With default arguments, Skyplane sets up a one VM (called gateway) in the source and destination regions. We can further accelerate the transfer by using more VMs.
To double the transfer speeds by using two VMs in each region, run:
$ skyplane cp -r s3://... s3://... -n 2
With 8 VMs per region, Skyplane is capable of moving data at up to 50Gbps.
If you do not have enough vCPU capacity in each region, you may get a InsufficientVCPUException. Either request more vCPUs or reduce the number of parallel VMs.
Skyplane will automatically attempt to terminate VMs that it starts, but to double check and forcefuly terminate all VMs, run skyplane deprovision
.
Skyplane is based on research at UC Berkeley into accelerated networks between cloud providers. Our NSDI 2023 paper is upcoming, but a technical talk is available.
Under the hood, Skyplane starts a fleet of VMs in the source and destination regions. It then uses a custom TCP protocol to accelerate the transfer between the VMs. Skyplane may use a L7 overlay network to route traffic around congested network hot spots. Notably, Skyplane does all this from a simple CLI interface.
We recommend installation from PyPi:
$ pip install skyplane[aws]
# install support for other clouds as needed:
# $ pip install skyplane[azure]
# $ pip install skyplane[gcp]
# $ pip install skyplane[all]
Skyplane supports AWS, Azure, and GCP. You can install Skyplane with support for one or more of these clouds by specifying the corresponding extras. To install two out of three clouds, you can run pip install skyplane[aws,azure]
.
GCP support on the M1 Mac: If you are using an M1 Mac with the arm64 architecture and want to install GCP support for Skyplane, you will need to install as follows
GRPC_PYTHON_BUILD_SYSTEM_OPENSSL=1 GRPC_PYTHON_BUILD_SYSTEM_ZLIB=1 pip install skyplane[aws,gcp]
To transfer files from cloud A to cloud B, Skyplane will start VMs (called gateways) in both A and B. The CLI therefore requires authentication with each cloud provider. Skyplane will infer credentials from each cloud providers CLI. Therefore, log into each cloud.
To set up AWS credentials on your local machine, first install the AWS CLI.
After installing the AWS CLI, configure your AWS IAM access ID and secret with aws configure
(more details).
To set up GCP credentials on your local machine, first install the gcloud CLI.
After installing the gcloud CLI, configure your GCP CLI credentials with gcloud auth
as follows
$ gcloud auth login
$ gcloud auth application-default login
Ensure the GCP Compute Engine, Storage Engine, Cloud Resource Manager, and IAM APIs are enabled for the project.

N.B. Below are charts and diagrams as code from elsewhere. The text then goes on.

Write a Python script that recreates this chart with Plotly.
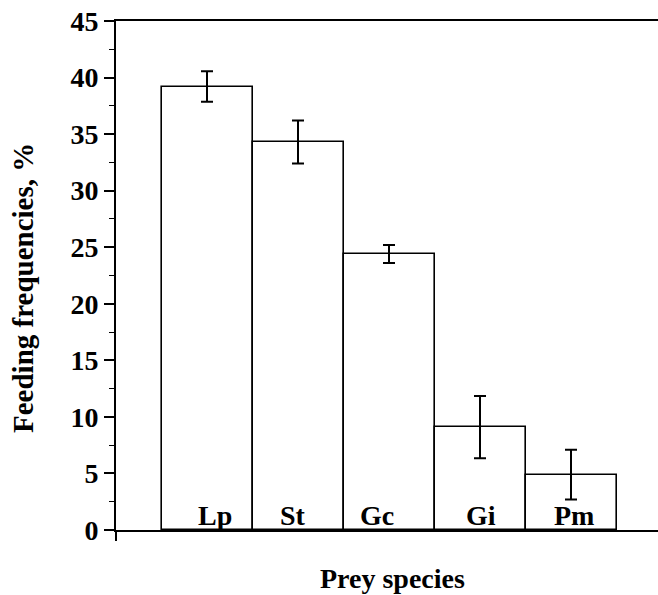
import plotly.graph_objects as go

species = ["Lp", "St", "Gc", "Gi", "Pm"]
freq = [39.2, 34.3, 24.4, 9.1, 4.9]
err = [1.35, 1.9, 0.8, 2.75, 2.2]
y_ticks = [0, 5, 10, 15, 20, 25, 30, 35, 40, 45]

label_xshift = [8, -5, -12, 1, 3]

FONT = "Liberation Serif"
W, H = 658, 595
L, T, B, R = 116, 21, 65, 0

xs = list(range(len(species)))

fig = go.Figure()
fig.add_trace(go.Bar(
    x=xs, y=freq, width=1.0,
    marker=dict(color="white", line=dict(color="black", width=1.6)),
    error_y=dict(type="data", array=err, visible=True, color="black",
                 thickness=2, width=6),
    showlegend=False,
))

for i, s in enumerate(species):
    fig.add_annotation(x=xs[i], y=0, xref="x", yref="y", text="<b>%s</b>" % s,
                       showarrow=False, yanchor="bottom", xshift=label_xshift[i],
                       yshift=-3,
                       font=dict(family=FONT, size=28, color="black"))

fig.add_annotation(x=(392 - L) / (W - L - R), y=(H - 578 - B) / (H - T - B),
                   xref="paper", yref="paper", text="<b>Prey species</b>",
                   showarrow=False, xanchor="center", yanchor="middle",
                   font=dict(family=FONT, size=28, color="black"))
fig.add_annotation(x=(23 - L) / (W - L - R), y=(H - 288 - B) / (H - T - B),
                   xref="paper", yref="paper", text="<b>Feeding frequencies, %</b>",
                   showarrow=False, textangle=-90, xanchor="center", yanchor="middle",
                   font=dict(family=FONT, size=29, color="black"))

fig.update_layout(
    width=W, height=H,
    margin=dict(l=L, r=R, t=T, b=B, pad=0),
    paper_bgcolor="white", plot_bgcolor="white",
    bargap=0,
    font=dict(family=FONT, color="black"),
)
fig.update_xaxes(
    range=[-1, 4.956], showgrid=False, zeroline=False,
    showline=True, linecolor="black", linewidth=2, mirror=True,
    tickvals=[-1], ticktext=[""], ticks="outside", ticklen=9, tickwidth=1.5,
    tickcolor="black",
)
fig.update_yaxes(
    range=[0, 45], showgrid=False, zeroline=False,
    showline=True, linecolor="black", linewidth=2,
    tickvals=y_ticks, ticktext=["<b>%d</b>" % v for v in y_ticks],
    ticks="outside", ticklen=10, tickwidth=1.5, tickcolor="black",
    tickfont=dict(family=FONT, size=28, color="black"),
    minor=dict(dtick=2.5, tick0=0, ticks="outside", ticklen=5, tickwidth=1, tickcolor="black"),
)

fig.write_html("out.html")
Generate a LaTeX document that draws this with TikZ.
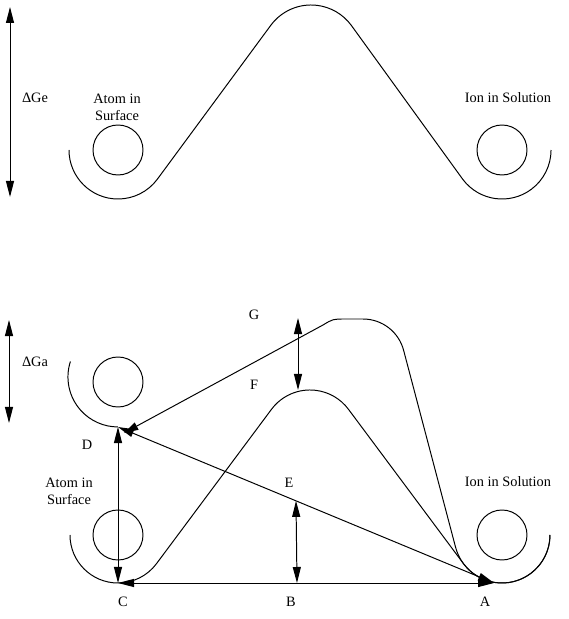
\documentclass[tikz,border=0pt]{standalone}
\usepackage{fontspec}
\setmainfont{Liberation Serif}
\usetikzlibrary{arrows.meta,calc}

\begin{document}
\begin{tikzpicture}[
    x=0.025cm, y=0.025cm,
    curve/.style={line width=0.7pt},
    atom/.style={line width=0.7pt},
    dim/.style={line width=0.7pt,
                {Triangle[length=4mm,width=2mm]}-{Triangle[length=4mm,width=2mm]}},
    intip/.style={line width=0.7pt, {Triangle[length=3.6mm,width=2mm]}-},
    lbl/.style={font=\fontsize{10.2}{12}\selectfont, inner sep=0pt, align=center},
]
\useasboundingbox (0,0) rectangle (568,619);

% =========================================================
% UPPER DIAGRAM: one barrier between surface and solution
% =========================================================
\foreach \cx in {118,502}
  \draw[atom] (\cx,469) circle[radius=25];

\draw[curve] (69,469) arc[start angle=180, end angle=323, radius=49]
  -- (271.1,594.1) arc[start angle=143, end angle=37, radius=50]
  -- (462.9,439.5) arc[start angle=217, end angle=360, radius=49];

\coordinate (GeTop) at (10,612);
\coordinate (GeBot) at (10,422);
\draw[dim] (GeTop) -- (GeBot);

\node[lbl] (dGe)   at (35,521)  {ΔGe};
\node[lbl] (surf1) at (117,512) {Atom in\\Surface};
\node[lbl] (sol1)  at (508,521) {Ion in Solution};

% =========================================================
% LOWER DIAGRAM: the surface level raised, two barriers
% =========================================================
\foreach \cx/\cy in {118/237, 118/84, 502/84}
  \draw[atom] (\cx,\cy) circle[radius=25];

\coordinate (D)   at (118,192);
\coordinate (C)   at (118,36);
\coordinate (B)   at (297,36);
\coordinate (A)   at (494,36);
\coordinate (E)   at ($(D)!0.4734!(A)$);
\coordinate (Gpk) at (298,301);
\coordinate (Fpk) at (298,229);

% well of the raised surface state
\draw[curve] (70.4,257.5) arc[start angle=162, end angle=270, radius=50];

% lower barrier F
\draw[curve] (70,84) arc[start angle=180, end angle=323.3, radius=48]
  -- (271.5,209.7) arc[start angle=143.3, end angle=36.7, radius=48]
  -- (463.5,55.3) arc[start angle=216.7, end angle=360, radius=48];

% higher barrier G, ending in D
\draw[intip] ($(D)+(6,-6)$) -- (323,294) .. controls (333,300) .. (345,300)
  -- (363,300) arc[start angle=90, end angle=14, radius=42]
  -- (455.4,72.4) arc[start angle=194, end angle=360, radius=48];

\draw[dim] (D) -- (A);
\draw[dim] (D) -- (C);
\draw[dim] (C) -- (A);
\draw[dim] (E) -- (B);
\draw[dim] (Gpk) -- (Fpk);

\coordinate (GaTop) at (9,299);
\coordinate (GaBot) at (9,196);
\draw[dim] (GaTop) -- (GaBot);

\node[lbl] (dGa)   at (35,257)  {ΔGa};
\node[lbl] (labG)  at (254,304) {G};
\node[lbl] (labF)  at (254,234) {F};
\node[lbl] (labD)  at (87,174)  {D};
\node[lbl] (labE)  at (289,136) {E};
\node[lbl] (surf2) at (69,128)  {Atom in\\Surface};
\node[lbl] (sol2)  at (508,137) {Ion in Solution};
\node[lbl] (labC)  at (123,17)  {C};
\node[lbl] (labB)  at (291,17)  {B};
\node[lbl] (labA)  at (485,17)  {A};

\end{tikzpicture}
\end{document}
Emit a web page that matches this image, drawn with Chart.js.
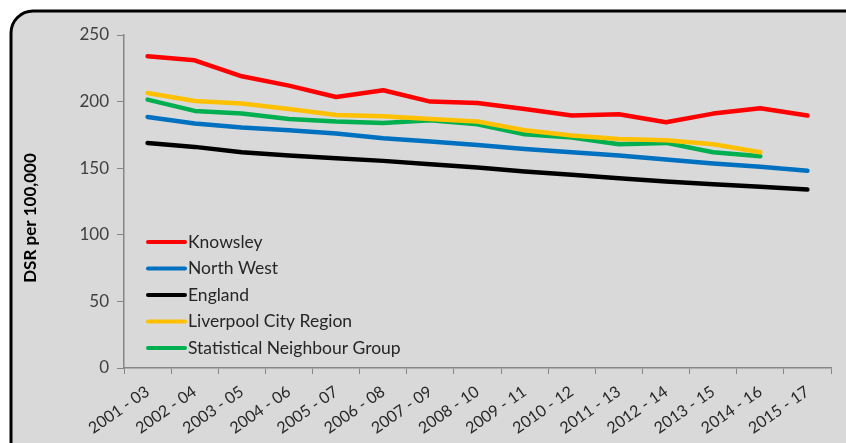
<!DOCTYPE html>
<html>
<head>
<meta charset="utf-8">
<script src="https://cdn.jsdelivr.net/npm/chart.js@4"></script>
<style>
  body { margin: 0; background: #fff; }
  #wrap { width: 846px; height: 443px; }
</style>
</head>
<body>
<div id="wrap"><canvas id="chart" width="846" height="443"></canvas></div>
<script>
// periods on the x axis
const periods = ["2001 - 03", "2002 - 04", "2003 - 05", "2004 - 06", "2005 - 07", "2006 - 08", "2007 - 09",
  "2008 - 10", "2009 - 11", "2010 - 12", "2011 - 13", "2012 - 14", "2013 - 15", "2014 - 16", "2015 - 17"];
// DSR per 100,000 for each area
const knowsley = [234, 231, 219, 212, 203.5, 208.5, 200, 199, 194.5, 189.5, 190.5, 184.5, 191, 195, 189.5];
const northWest = [188.5, 183.5, 180.5, 178.5, 176, 172.5, 170, 167.5, 164.5, 162, 159.5, 156.5, 153.5, 151, 148];
const england = [169, 166, 162, 159.5, 157.5, 155.5, 153, 150.5, 147.5, 145, 142.5, 140, 138, 136, 134];
const liverpoolCR = [206.5, 200.5, 198.5, 194.5, 190, 189, 187, 185, 178.5, 174.5, 172, 171, 168, 162, null];
const statNeighbours = [201.5, 193, 191, 187, 185, 184, 186, 183, 175.5, 173, 168, 169, 162, 159, null];
const yTicks = [0, 50, 100, 150, 200, 250];

const fontFamily = "Lato, 'Open Sans', sans-serif";

//background panel with rounded black border, plus the y axis title
const panelPlugin = {
  id: "panel",
  beforeDraw(chart) {
    const ctx = chart.ctx;
    ctx.save();
    ctx.fillStyle = "#ffffff";
    ctx.fillRect(0, 0, chart.width, chart.height);
    ctx.beginPath();
    ctx.roundRect(11, 11, chart.width + 20, chart.height + 20, 22);
    ctx.fillStyle = "#d9d9d9";
    ctx.fill();
    ctx.lineWidth = 3;
    ctx.strokeStyle = "#000000";
    ctx.stroke();
    // axis title
    ctx.translate(31, 218);
    ctx.rotate(-Math.PI / 2);
    ctx.font = "bold 17px " + fontFamily;
    ctx.fillStyle = "#000000";
    ctx.textAlign = "center";
    ctx.textBaseline = "middle";
    ctx.fillText("DSR per 100,000", 0, 0);
    ctx.restore();
  }
};

//legend drawn inside the plot area
const insideLegend = {
  id: "insideLegend",
  afterDatasetsDraw(chart) {
    const ctx = chart.ctx;
    ctx.save();
    ctx.font = "17.5px " + fontFamily;
    ctx.textBaseline = "middle";
    chart.data.datasets.forEach((ds, i) => {
      const y = 242 + i * 26.5;
      ctx.strokeStyle = ds.borderColor;
      ctx.lineWidth = 4;
      ctx.lineCap = "round";
      ctx.beginPath();
      ctx.moveTo(148, y);
      ctx.lineTo(185, y);
      ctx.stroke();
      ctx.fillStyle = "#262626";
      ctx.fillText(ds.label, 188, y);
    });
    ctx.restore();
  }
};

const series = [
  { label: "Knowsley", data: knowsley, color: "#ff0000" },
  { label: "North West", data: northWest, color: "#0070c0" },
  { label: "England", data: england, color: "#000000" },
  { label: "Liverpool City Region", data: liverpoolCR, color: "#ffc000" },
  { label: "Statistical Neighbour Group", data: statNeighbours, color: "#00b050" },
];

new Chart(document.getElementById("chart"), {
  type: "line",
  plugins: [panelPlugin, insideLegend],
  data: {
    labels: periods,
    datasets: series.map(s => ({
      label: s.label,
      data: s.data,
      borderColor: s.color,
      backgroundColor: s.color,
      borderWidth: 4.5,
      pointRadius: 0,
      tension: 0,
      borderCapStyle: "round",
      borderJoinStyle: "round",
      spanGaps: false,
    })),
  },
  options: {
    responsive: false,
    animation: false,
    layout: { padding: { top: 35, right: 15, left: 0, bottom: 0 } },
    plugins: {
      legend: { display: false },
      tooltip: { enabled: false },
    },
    scales: {
      x: {
        offset: true,
        grid: { offset: true, drawOnChartArea: false, color: "#868686", tickLength: 6, tickColor: "#868686" },
        border: { color: "#868686", width: 1.5 },
        ticks: {
          minRotation: 35, maxRotation: 35, autoSkip: false,
          color: "#262626", font: { family: fontFamily, size: 16 }, padding: 8,
        },
        afterFit(scale) { scale.height = 75; },
      },
      y: {
        min: 0, max: 250,
        afterBuildTicks(scale) { scale.ticks = yTicks.map(v => ({ value: v })); },
        grid: { drawOnChartArea: false, tickLength: 7, tickColor: "#868686" },
        border: { color: "#868686", width: 1.5 },
        ticks: { color: "#404040", font: { family: fontFamily, size: 17 }, padding: 8 },
        afterFit(scale) { scale.width = 124; },
      },
    },
  },
});
</script>
</body>
</html>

To set up Azure credentials on your local machine, first install the Azure CLI.
After installing the Azure CLI, configure your Azure CLI credentials with az login
as follows:
$ az login
Skyplane should now be able to authenticate with Azure although you may need to pass your subscription ID to skyplane init
later.
After authenticating with each cloud provider, you can run skyplane init
to create a configuration file for Skyplane.
$ skyplane init
skyplane init output
$ skyplane init
====================================================
_____ _ ____ _______ _ ___ _ _ _____
/ ___| | / /\ \ / / ___ \ | / _ \ | \ | || ___|
\ `--.| |/ / \ V /| |_/ / | / /_\ \| \| || |__
`--. \ \ \ / | __/| | | _ || . ` || __|
/\__/ / |\ \ | | | | | |____| | | || |\ || |___
\____/\_| \_/ \_/ \_| \_____/\_| |_/\_| \_/\____/
====================================================
(1) Configuring AWS:
Loaded AWS credentials from the AWS CLI [IAM access key ID: ...XXXXXX]
AWS region config file saved to /home/ubuntu/.skyplane/aws_config
(2) Configuring Azure:
Azure credentials found in Azure CLI
Azure credentials found, do you want to enable Azure support in Skyplane? [Y/n]: Y
Enter the Azure subscription ID: [XXXXXXXX-XXXX-XXXX-XXXX-XXXXXXXXXXXX]:
Azure region config file saved to /home/ubuntu/.skyplane/azure_config
Querying for SKU availbility in regions
Azure SKU availability cached in /home/ubuntu/.skyplane/azure_sku_mapping
(3) Configuring GCP:
GCP credentials found in GCP CLI
GCP credentials found, do you want to enable GCP support in Skyplane? [Y/n]: Y
Enter the GCP project ID [XXXXXXX]:
GCP region config file saved to /home/ubuntu/.skyplane/gcp_config
Config file saved to /home/ubuntu/.skyplane/config